Women Body Acceptance

Maja



19 at the time

story from 15–12–2021

interviewed and
photographed by

Marta Karkosa

Film developed:

120mm, 35mm  

Maja about her favorite body parts

Do I like my body? That's a difficult question. I'm constantly intimidated by it, it's very new to me. The fact of transition from a girl to woman – I'm still not fully used to that. I'm starting to like my body but it's difficult to have a relationship with it, because I know it briefly and consciously.. Do I like my body? Yes, but I'm still learning about it. There are multiple parts of my body that I adore. I love to look at it. I love my feet, I really like my knees, calves, my whole legs really. I love my hips, belly, breasts, hands, arms, collarbones and back. There are so many parts that I like. Of course, there are also those that I don't really like, but I try to figure out what is the reason and change the attitude towards it, if possible. There are maybe two or three parts that make my dislike my body, but on the other hand I just like the fact that it is not perfect.  

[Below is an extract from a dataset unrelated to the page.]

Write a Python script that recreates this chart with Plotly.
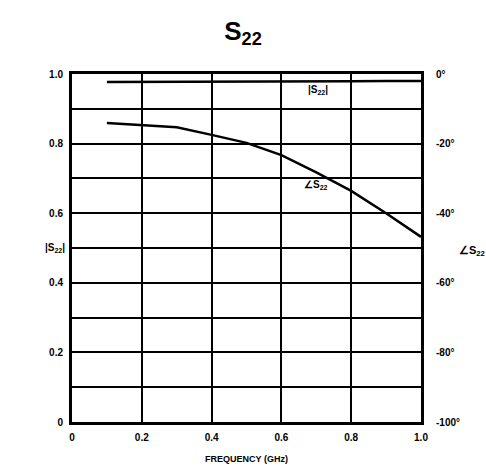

Maja o jej ulubionych częściach ciała

Czy podoba mi się moje ciało? Jest to trudne pytanie. Jestem moim ciałem ciągle onieśmielona bo jest dla mnie bardzo nowe. Sam fakt przejścia z dziewczynki w kobietę – ciągle nie potrafię się z nim oswoić. Zaczynam lubić swoje ciało ale ciężko mi złapać z nim kontakt bo krótko, świadomie je znam. Czy lubię swoje ciało? Myślę, że tak, ale jeszcze uczę się go. Niejedną część swojego ciała uwielbiam. Uwielbiam też na nie patrzeć. Uwielbiam swoje stopy, bardzo lubię swoje kolana, łydki, całe nogi. Uwielbiam moje biodra, mój brzuch, moje piersi, dłonie, ręce, obojczyki, plecy. Jest dużo elementów, które lubię. Oczywiście, że są też takie, których nie lubię, ale wtedy od razu sobie myślę dlaczego i staram się to zmienić, jeżeli mogę. Są może jakieś dwa, trzy, które naprawdę powodują, że moje ciało mi się nie podoba, ale z drugiej strony właśnie podoba mi się to, że nie są idealne.







Maja on body acceptance

I don't accept my body fully yet I'm not sure whether being proud of your body is related to accepting it. I think that acceptance should start at home, when you are young. At my home, body was 'tortured' so I was also training hard since my childhood. I was never taught to celebrate my body, to respect it. If it hurts, it has to hurt. I should let it hurt even more because it means I did a good workout. And so I thought, can you love your body too much? I had this fear that if I loved my body too much I would become lazy. I'm not saying that I don't want to accept my body, I'd really like that, but right now, I'm not accepting it. Not yet – but that's honest and it hurts. I really don't like the fact that women have this label of being 'the beauties' – and you have to be beautiful. This is very limiting. You don't have to be beautiful, physically, to be a beautiful woman.

Maja o akceptacji ciała

Nie akceptuję swojego ciała w pełni. Chociaż nie wiem, czy bycie dumnym ze swojego ciała jest połączone z akceptacją go. Myślę, że akceptacja na początku wychodzi z domu, u mnie katowało się swoje ciało – ja też dużo trenowałam od dzieciaka i nie uczono mnie celebracji swojego ciała, szacunku do niego. Jak bolało to ma boleć i jeszcze niech boli bardziej bo to znaczy, że zrobiłam dobry trening. I tak sobie pomyślałam, czy da się kochać swoje ciało aż za bardzo – bo taki był we mnie lęk, który sobie wykreowałam – że będę kochać swoje ciało aż za bardzo, że aż się rozleniwię. Nie mówię, że nie chciałabym akceptować swojego ciała, bardzo bym chciała, ale na ten moment go nie akceptuję, niestety jeszcze nie, tak szczerze ze sobą i boli mnie, że tak jest. Bardzo tego nie lubię, że do kobiety jest przyczepione bycie piękną i to, że masz być piękna, uważam, że to je bardzo ogranicza. Nie musisz być piękna, żeby być piękną kobietą.